UBCO experts share advice about sugar and artificial sweeteners

Tips for healthy Halloween

Experts at UBC Okanagan are weighing in on the best treats during Halloween and how to avoid a sugar overload. 

Although sugar doesn’t cause diabetes, eat mindfully says Jonathan Little, associate professor in the Faculty of Health and Social Development's School of Health and Exercise Sciences.

"Sugar intake alone won’t do this; the major risk factors for Type 2 diabetes are age, genetics and obesity. You obviously can’t do much about the first two but your lifestyle can influence your weight status."

"Excess calories from any source, combined with physical inactivity, can promote weight gain, which in turn, increases the risk for developing Type 2 diabetes.

Monitor sugar and carbohydrate intake are key for those who have Type 1 or Type 2 diabetes. 

"During holidays and festivities rather than reaching for sugary treats, look for those with higher protein and flavour, such as nuts, homemade granola or trail mix, or cheese. Not only will this most likely be healthier, but they will also provide more sustained energy," he adds. 

Sugar has many disguises such as glucose, fructose, lactose, dextrose—anything with the ‘-ose’ ending explains Wesley Zandberg, assistant professor of chemistry in the Irving K. Barber Faculty of Science. 

"Although chemically different, the body sees them as the same, whether from a candy bar or in concentrated fruit juices. And all are very, very high sources of calories."

"Smuggled-in sugars could be listed as carbohydrates, fruit juice concentrate, corn, malt or maple syrup.
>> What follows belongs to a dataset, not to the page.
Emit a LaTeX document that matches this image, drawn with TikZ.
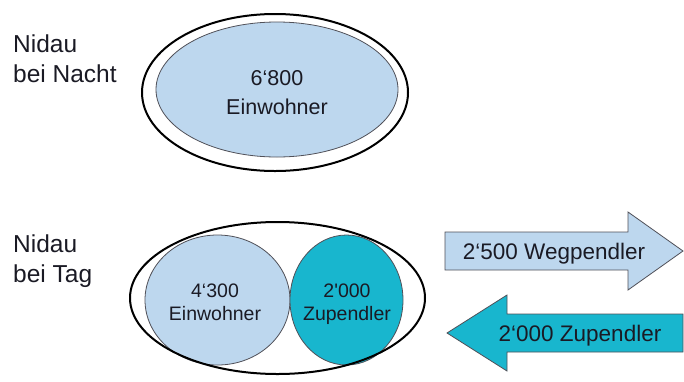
\documentclass[tikz,border=0pt]{standalone}
\usepackage{fontspec}
\setmainfont{Liberation Sans}
\usetikzlibrary{shapes.geometric}
\definecolor{lightb}{HTML}{BDD7EE}
\definecolor{tealc}{HTML}{18B6CE}
\definecolor{txt}{HTML}{1A1A24}
\definecolor{edge}{HTML}{505058}
\begin{document}
\begin{tikzpicture}[x=1pt,y=-1pt,
  outerring/.style={ellipse,draw=black,line width=2pt,inner sep=0pt},
  innerfill/.style={ellipse,draw=edge,line width=0.8pt,inner sep=0pt},
  lbl/.style={anchor=base west,inner sep=0pt,text=txt,font=\fontsize{24.5}{28}\selectfont},
  bigtxt/.style={anchor=base,inner sep=0pt,text=txt,font=\fontsize{21.5}{26}\selectfont},
  smalltxt/.style={anchor=base,inner sep=0pt,text=txt,font=\fontsize{19.5}{24}\selectfont},
  arrtxt/.style={anchor=base,inner sep=0pt,text=txt,font=\fontsize{22.5}{26}\selectfont},
  arrowshape/.style={draw=edge,line width=0.8pt,line join=miter}]
\useasboundingbox (0,0) rectangle (684,381);

% labels
\node[lbl] (l1) at (13,52) {Nidau};
\node[lbl] (l2) at (13,82) {bei Nacht};
\node[lbl] (l3) at (13,252) {Nidau};
\node[lbl] (l4) at (13,282) {bei Tag};

% night
\node[outerring,minimum width=266pt,minimum height=157pt] (nightout) at (275,92.5) {};
\node[innerfill,fill=lightb,minimum width=242pt,minimum height=135pt] (nightin) at (277,89.5) {};
\node[bigtxt] (n1) at (277,85) {6‘800};
\node[bigtxt] (n2) at (277,114) {Einwohner};

% day
\node[innerfill,fill=lightb,minimum width=145pt,minimum height=130pt] (ein) at (217.5,300) {};
\node[innerfill,fill=tealc,minimum width=113pt,minimum height=130pt] (zup) at (346.5,300) {};
\node[outerring,minimum width=295pt,minimum height=152pt] (dayout) at (277.5,298) {};
\node[smalltxt] (e1) at (215,297) {4‘300};
\node[smalltxt] (e2) at (215,320) {Einwohner};
\node[smalltxt] (z1) at (347,297) {2\textquotesingle000};
\node[smalltxt] (z2) at (347,320) {Zupendler};

% arrows
\draw[arrowshape,fill=lightb] (445,232) -- (628,232) -- (628,212) -- (683,251)
  -- (628,290) -- (628,270) -- (445,270) -- cycle;
\node[arrtxt] (w) at (554,259) {2‘500 Wegpendler};
\draw[arrowshape,fill=tealc] (683,314) -- (507,314) -- (507,295) -- (447,333)
  -- (507,371) -- (507,352) -- (683,352) -- cycle;
\node[arrtxt] (zz) at (580,341) {2‘000 Zupendler};
\end{tikzpicture}
\end{document}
When searching for sugar-free treats, don’t let the labels fool you and learn the sugar synonyms.”

Although artificial sweeteners seem like a good idea, there has been controversy around how healthy and safe these additives actually are, says Deanna Gibson, an associate professor of biology in the Irving K. Barber Faculty of Science.

"One of their side-effects is that they are toxic to the healthy bacteria in our guts, which are necessary for many bodily functions, including digestion and immunity."

"In fact, the consumption of these sweeteners has been associated with altering the gut bacteria, throwing off the immune and metabolic balance."